Citing Lee’s return and Hwang’s resignation, Han glibly remarked that “everything was resolved.” Voters don’t seem to agree. The ambassadorial meeting slated to take place on March 25 was postponed, confirming the widespread perception that it was shoddily put together at the last minute as a pretext for Lee’s homecoming. True resolutions to these issues would have meant Lee admitting that he returned specifically to face due investigations and Yoon firing Hwang rather than waiting for his resignation. 

As it stands, in the latest round of analyses electoral wonks predict the DP will once again secure a parliamentary majority in the April 10 general elections.   

The Lee scandal is not an isolated anomaly. It rather reflects the Yoon administration’s holistic governing style, devoid of empathy and introspection.
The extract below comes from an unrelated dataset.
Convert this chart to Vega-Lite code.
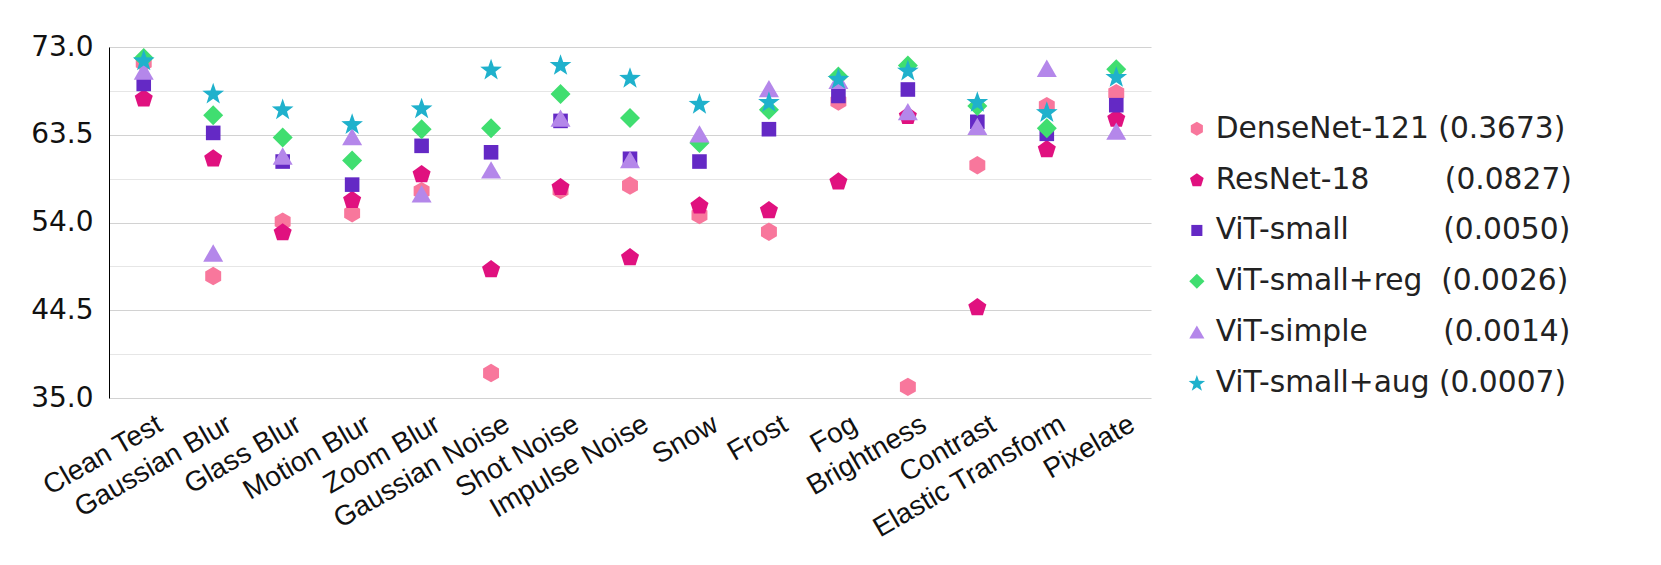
{
  "$schema": "https://vega.github.io/schema/vega-lite/v6.json",
  "width": 1042,
  "height": 351,
  "autosize": "none",
  "padding": {"left": 109, "top": 47, "right": 510, "bottom": 167},
  "background": "white",
  "config": {"view": {"stroke": null}},
  "data": {
    "values": [
      {"model": "DenseNet-121", "corruption": "Clean Test", "accuracy": 71.3},
      {"model": "DenseNet-121", "corruption": "Gaussian Blur", "accuracy": 48.2},
      {"model": "DenseNet-121", "corruption": "Glass Blur", "accuracy": 54.1},
      {"model": "DenseNet-121", "corruption": "Motion Blur", "accuracy": 55.0},
      {"model": "DenseNet-121", "corruption": "Zoom Blur", "accuracy": 57.4},
      {"model": "DenseNet-121", "corruption": "Gaussian Noise", "accuracy": 37.7},
      {"model": "DenseNet-121", "corruption": "Shot Noise", "accuracy": 57.5},
      {"model": "DenseNet-121", "corruption": "Impulse Noise", "accuracy": 58.0},
      {"model": "DenseNet-121", "corruption": "Snow", "accuracy": 54.8},
      {"model": "DenseNet-121", "corruption": "Frost", "accuracy": 53.0},
      {"model": "DenseNet-121", "corruption": "Fog", "accuracy": 67.1},
      {"model": "DenseNet-121", "corruption": "Brightness", "accuracy": 36.2},
      {"model": "DenseNet-121", "corruption": "Contrast", "accuracy": 60.2},
      {"model": "DenseNet-121", "corruption": "Elastic Transform", "accuracy": 66.6},
      {"model": "DenseNet-121", "corruption": "Pixelate", "accuracy": 68.0},
      {"model": "ResNet-18", "corruption": "Clean Test", "accuracy": 67.5},
      {"model": "ResNet-18", "corruption": "Gaussian Blur", "accuracy": 61.0},
      {"model": "ResNet-18", "corruption": "Glass Blur", "accuracy": 53.0},
      {"model": "ResNet-18", "corruption": "Motion Blur", "accuracy": 56.5},
      {"model": "ResNet-18", "corruption": "Zoom Blur", "accuracy": 59.3},
      {"model": "ResNet-18", "corruption": "Gaussian Noise", "accuracy": 49.0},
      {"model": "ResNet-18", "corruption": "Shot Noise", "accuracy": 57.9},
      {"model": "ResNet-18", "corruption": "Impulse Noise", "accuracy": 50.3},
      {"model": "ResNet-18", "corruption": "Snow", "accuracy": 55.9},
      {"model": "ResNet-18", "corruption": "Frost", "accuracy": 55.4},
      {"model": "ResNet-18", "corruption": "Fog", "accuracy": 58.5},
      {"model": "ResNet-18", "corruption": "Brightness", "accuracy": 65.6},
      {"model": "ResNet-18", "corruption": "Contrast", "accuracy": 44.9},
      {"model": "ResNet-18", "corruption": "Elastic Transform", "accuracy": 62.0},
      {"model": "ResNet-18", "corruption": "Pixelate", "accuracy": 65.3},
      {"model": "ViT-small", "corruption": "Clean Test", "accuracy": 69.0},
      {"model": "ViT-small", "corruption": "Gaussian Blur", "accuracy": 63.7},
      {"model": "ViT-small", "corruption": "Glass Blur", "accuracy": 60.6},
      {"model": "ViT-small", "corruption": "Motion Blur", "accuracy": 58.1},
      {"model": "ViT-small", "corruption": "Zoom Blur", "accuracy": 62.3},
      {"model": "ViT-small", "corruption": "Gaussian Noise", "accuracy": 61.6},
      {"model": "ViT-small", "corruption": "Shot Noise", "accuracy": 65.0},
      {"model": "ViT-small", "corruption": "Impulse Noise", "accuracy": 60.9},
      {"model": "ViT-small", "corruption": "Snow", "accuracy": 60.6},
      {"model": "ViT-small", "corruption": "Frost", "accuracy": 64.1},
      {"model": "ViT-small", "corruption": "Fog", "accuracy": 67.7},
      {"model": "ViT-small", "corruption": "Brightness", "accuracy": 68.4},
      {"model": "ViT-small", "corruption": "Contrast", "accuracy": 64.9},
      {"model": "ViT-small", "corruption": "Elastic Transform", "accuracy": 63.6},
      {"model": "ViT-small", "corruption": "Pixelate", "accuracy": 66.7},
      {"model": "ViT-small+reg", "corruption": "Clean Test", "accuracy": 71.8},
      {"model": "ViT-small+reg", "corruption": "Gaussian Blur", "accuracy": 65.6},
      {"model": "ViT-small+reg", "corruption": "Glass Blur", "accuracy": 63.2},
      {"model": "ViT-small+reg", "corruption": "Motion Blur", "accuracy": 60.7},
      {"model": "ViT-small+reg", "corruption": "Zoom Blur", "accuracy": 64.1},
      {"model": "ViT-small+reg", "corruption": "Gaussian Noise", "accuracy": 64.2},
      {"model": "ViT-small+reg", "corruption": "Shot Noise", "accuracy": 67.9},
      {"model": "ViT-small+reg", "corruption": "Impulse Noise", "accuracy": 65.3},
      {"model": "ViT-small+reg", "corruption": "Snow", "accuracy": 62.6},
      {"model": "ViT-small+reg", "corruption": "Frost", "accuracy": 66.2},
      {"model": "ViT-small+reg", "corruption": "Fog", "accuracy": 69.8},
      {"model": "ViT-small+reg", "corruption": "Brightness", "accuracy": 71.0},
      {"model": "ViT-small+reg", "corruption": "Contrast", "accuracy": 66.6},
      {"model": "ViT-small+reg", "corruption": "Elastic Transform", "accuracy": 64.2},
      {"model": "ViT-small+reg", "corruption": "Pixelate", "accuracy": 70.6},
      {"model": "ViT-simple", "corruption": "Clean Test", "accuracy": 70.4},
      {"model": "ViT-simple", "corruption": "Gaussian Blur", "accuracy": 50.7},
      {"model": "ViT-simple", "corruption": "Glass Blur", "accuracy": 61.2},
      {"model": "ViT-simple", "corruption": "Motion Blur", "accuracy": 63.3},
      {"model": "ViT-simple", "corruption": "Zoom Blur", "accuracy": 57.1},
      {"model": "ViT-simple", "corruption": "Gaussian Noise", "accuracy": 59.7},
      {"model": "ViT-simple", "corruption": "Shot Noise", "accuracy": 65.3},
      {"model": "ViT-simple", "corruption": "Impulse Noise", "accuracy": 60.8},
      {"model": "ViT-simple", "corruption": "Snow", "accuracy": 63.6},
      {"model": "ViT-simple", "corruption": "Frost", "accuracy": 68.5},
      {"model": "ViT-simple", "corruption": "Fog", "accuracy": 69.4},
      {"model": "ViT-simple", "corruption": "Brightness", "accuracy": 66.0},
      {"model": "ViT-simple", "corruption": "Contrast", "accuracy": 64.4},
      {"model": "ViT-simple", "corruption": "Elastic Transform", "accuracy": 70.7},
      {"model": "ViT-simple", "corruption": "Pixelate", "accuracy": 63.9},
      {"model": "ViT-small+aug", "corruption": "Clean Test", "accuracy": 71.6},
      {"model": "ViT-small+aug", "corruption": "Gaussian Blur", "accuracy": 68.0},
      {"model": "ViT-small+aug", "corruption": "Glass Blur", "accuracy": 66.3},
      {"model": "ViT-small+aug", "corruption": "Motion Blur", "accuracy": 64.7},
      {"model": "ViT-small+aug", "corruption": "Zoom Blur", "accuracy": 66.4},
      {"model": "ViT-small+aug", "corruption": "Gaussian Noise", "accuracy": 70.6},
      {"model": "ViT-small+aug", "corruption": "Shot Noise", "accuracy": 71.1},
      {"model": "ViT-small+aug", "corruption": "Impulse Noise", "accuracy": 69.7},
      {"model": "ViT-small+aug", "corruption": "Snow", "accuracy": 66.9},
      {"model": "ViT-small+aug", "corruption": "Frost", "accuracy": 67.1},
      {"model": "ViT-small+aug", "corruption": "Fog", "accuracy": 69.6},
      {"model": "ViT-small+aug", "corruption": "Brightness", "accuracy": 70.5},
      {"model": "ViT-small+aug", "corruption": "Contrast", "accuracy": 67.1},
      {"model": "ViT-small+aug", "corruption": "Elastic Transform", "accuracy": 66.0},
      {"model": "ViT-small+aug", "corruption": "Pixelate", "accuracy": 69.8}
    ]
  },
  "mark": {"type": "point", "filled": true, "opacity": 1, "size": 400, "strokeWidth": 0},
  "encoding": {
    "x": {
      "field": "corruption",
      "type": "nominal",
      "sort": ["Clean Test", "Gaussian Blur", "Glass Blur", "Motion Blur", "Zoom Blur", "Gaussian Noise", "Shot Noise", "Impulse Noise", "Snow", "Frost", "Fog", "Brightness", "Contrast", "Elastic Transform", "Pixelate"],
      "scale": {"type": "point", "padding": 0.5},
      "axis": {
        "title": null,
        "domain": false,
        "ticks": false,
        "grid": false,
        "labelAngle": -30,
        "labelAlign": "right",
        "labelBaseline": "top",
        "labelFont": "Liberation Sans",
        "labelFontSize": 28,
        "labelColor": "#111",
        "labelPadding": 12,
        "labelOffset": 9,
        "labelLimit": 1000,
        "labelOverlap": false
      }
    },
    "y": {
      "field": "accuracy",
      "type": "quantitative",
      "scale": {"domain": [35, 73], "nice": false, "zero": false},
      "axis": {
        "title": null,
        "values": [35, 39.75, 44.5, 49.25, 54, 58.75, 63.5, 68.25, 73],
        "labelExpr": "(datum.value == 35 || datum.value == 44.5 || datum.value == 54 || datum.value == 63.5 || datum.value == 73) ? format(datum.value, '.1f') : ''",
        "ticks": false,
        "domainColor": "#000",
        "domainWidth": 1,
        "grid": true,
        "gridColor": {"condition": {"test": "datum.value == 35 || datum.value == 44.5 || datum.value == 54 || datum.value == 63.5 || datum.value == 73", "value": "#d2d2d2"}, "value": "#e6e6e6"},
        "gridWidth": 1.2,
        "labelFont": "DejaVu Sans",
        "labelFontSize": 28,
        "labelColor": "#111",
        "labelPadding": 16,
        "labelOverlap": false
      }
    },
    "color": {
      "field": "model",
      "type": "nominal",
      "scale": {
        "domain": ["DenseNet-121", "ResNet-18", "ViT-small", "ViT-small+reg", "ViT-simple", "ViT-small+aug"],
        "range": ["#f8779c", "#e0117f", "#6429c5", "#40de70", "#b487ea", "#1fb1cc"]
      },
      "legend": {
        "title": null,
        "orient": "none",
        "legendX": 1073,
        "legendY": 67,
        "labelFont": "DejaVu Sans",
        "labelFontSize": 29.7,
        "labelColor": "#222",
        "labelLimit": 1000,
        "labelOffset": 4,
        "symbolSize": 230,
        "symbolStrokeWidth": 0,
        "rowPadding": 19.8,
        "labelExpr": "datum.label == 'DenseNet-121' ? 'DenseNet-121\u00a0(0.3673)' : datum.label == 'ResNet-18' ? 'ResNet-18\u00a0\u00a0\u00a0\u00a0\u00a0\u00a0\u00a0\u00a0(0.0827)' : datum.label == 'ViT-small' ? 'ViT-small\u00a0\u00a0\u00a0\u00a0\u00a0\u00a0\u00a0\u00a0\u00a0\u00a0(0.0050)' : datum.label == 'ViT-small+reg' ? 'ViT-small+reg\u00a0\u00a0(0.0026)' : datum.label == 'ViT-simple' ? 'ViT-simple\u00a0\u00a0\u00a0\u00a0\u00a0\u00a0\u00a0\u00a0(0.0014)' : 'ViT-small+aug\u00a0(0.0007)'"
      }
    },
    "shape": {
      "field": "model",
      "type": "nominal",
      "scale": {
        "domain": ["DenseNet-121", "ResNet-18", "ViT-small", "ViT-small+reg", "ViT-simple", "ViT-small+aug"],
        "range": [
          "M0,-0.92L0.797,-0.46L0.797,0.46L0,0.92L-0.797,0.46L-0.797,-0.46Z",
          "M0,-0.86L0.903,-0.204L0.559,0.859L-0.559,0.859L-0.903,-0.204Z",
          "M-0.73,-0.73L0.73,-0.73L0.73,0.73L-0.73,0.73Z",
          "M0,-1L1,0L0,1L-1,0Z",
          "M0,-0.866L1,0.866L-1,0.866Z",
          "M0,-1.032L0.268,-0.261L1.084,-0.244L0.434,0.249L0.67,1.03L0,0.564L-0.67,1.03L-0.434,0.249L-1.084,-0.244L-0.268,-0.261Z"
        ]
      },
      "legend": {
        "title": null,
        "orient": "none",
        "legendX": 1073,
        "legendY": 67,
        "labelFont": "DejaVu Sans",
        "labelFontSize": 29.7,
        "labelColor": "#222",
        "labelLimit": 1000,
        "labelOffset": 4,
        "symbolSize": 230,
        "symbolStrokeWidth": 0,
        "rowPadding": 19.8,
        "labelExpr": "datum.label == 'DenseNet-121' ? 'DenseNet-121\u00a0(0.3673)' : datum.label == 'ResNet-18' ? 'ResNet-18\u00a0\u00a0\u00a0\u00a0\u00a0\u00a0\u00a0\u00a0(0.0827)' : datum.label == 'ViT-small' ? 'ViT-small\u00a0\u00a0\u00a0\u00a0\u00a0\u00a0\u00a0\u00a0\u00a0\u00a0(0.0050)' : datum.label == 'ViT-small+reg' ? 'ViT-small+reg\u00a0\u00a0(0.0026)' : datum.label == 'ViT-simple' ? 'ViT-simple\u00a0\u00a0\u00a0\u00a0\u00a0\u00a0\u00a0\u00a0(0.0014)' : 'ViT-small+aug\u00a0(0.0007)'"
      }
    }
  }
}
The government leans over backward to shield its friends and family from legal consequences while leveraging the full weight of the prosecutor’s office against foes and persecuting the media on trumped-up charges of spreading fake news. (The Anti-Corruption Commission still balks at probing the Dior pouch scandal, in which the first lady received a designer bag from an acquaintance.)

Partisan lines and electoral ramifications aside, Chae’s death and the subsequent alleged manhandling by Yoon and Lee of the entire defense establishment to cover for the top brass rightly pricked everyone’s conscience. It all garishly reminds the voters that ordinary folks like Chae, a conscripted marine, are second-tier citizens to Yoon’s coterie. And, of course, packing away such a controversial figure as envoy to Australia only to then reel him back home for domestic political reasons is a severe breach of diplomatic trust between Australia and South Korea.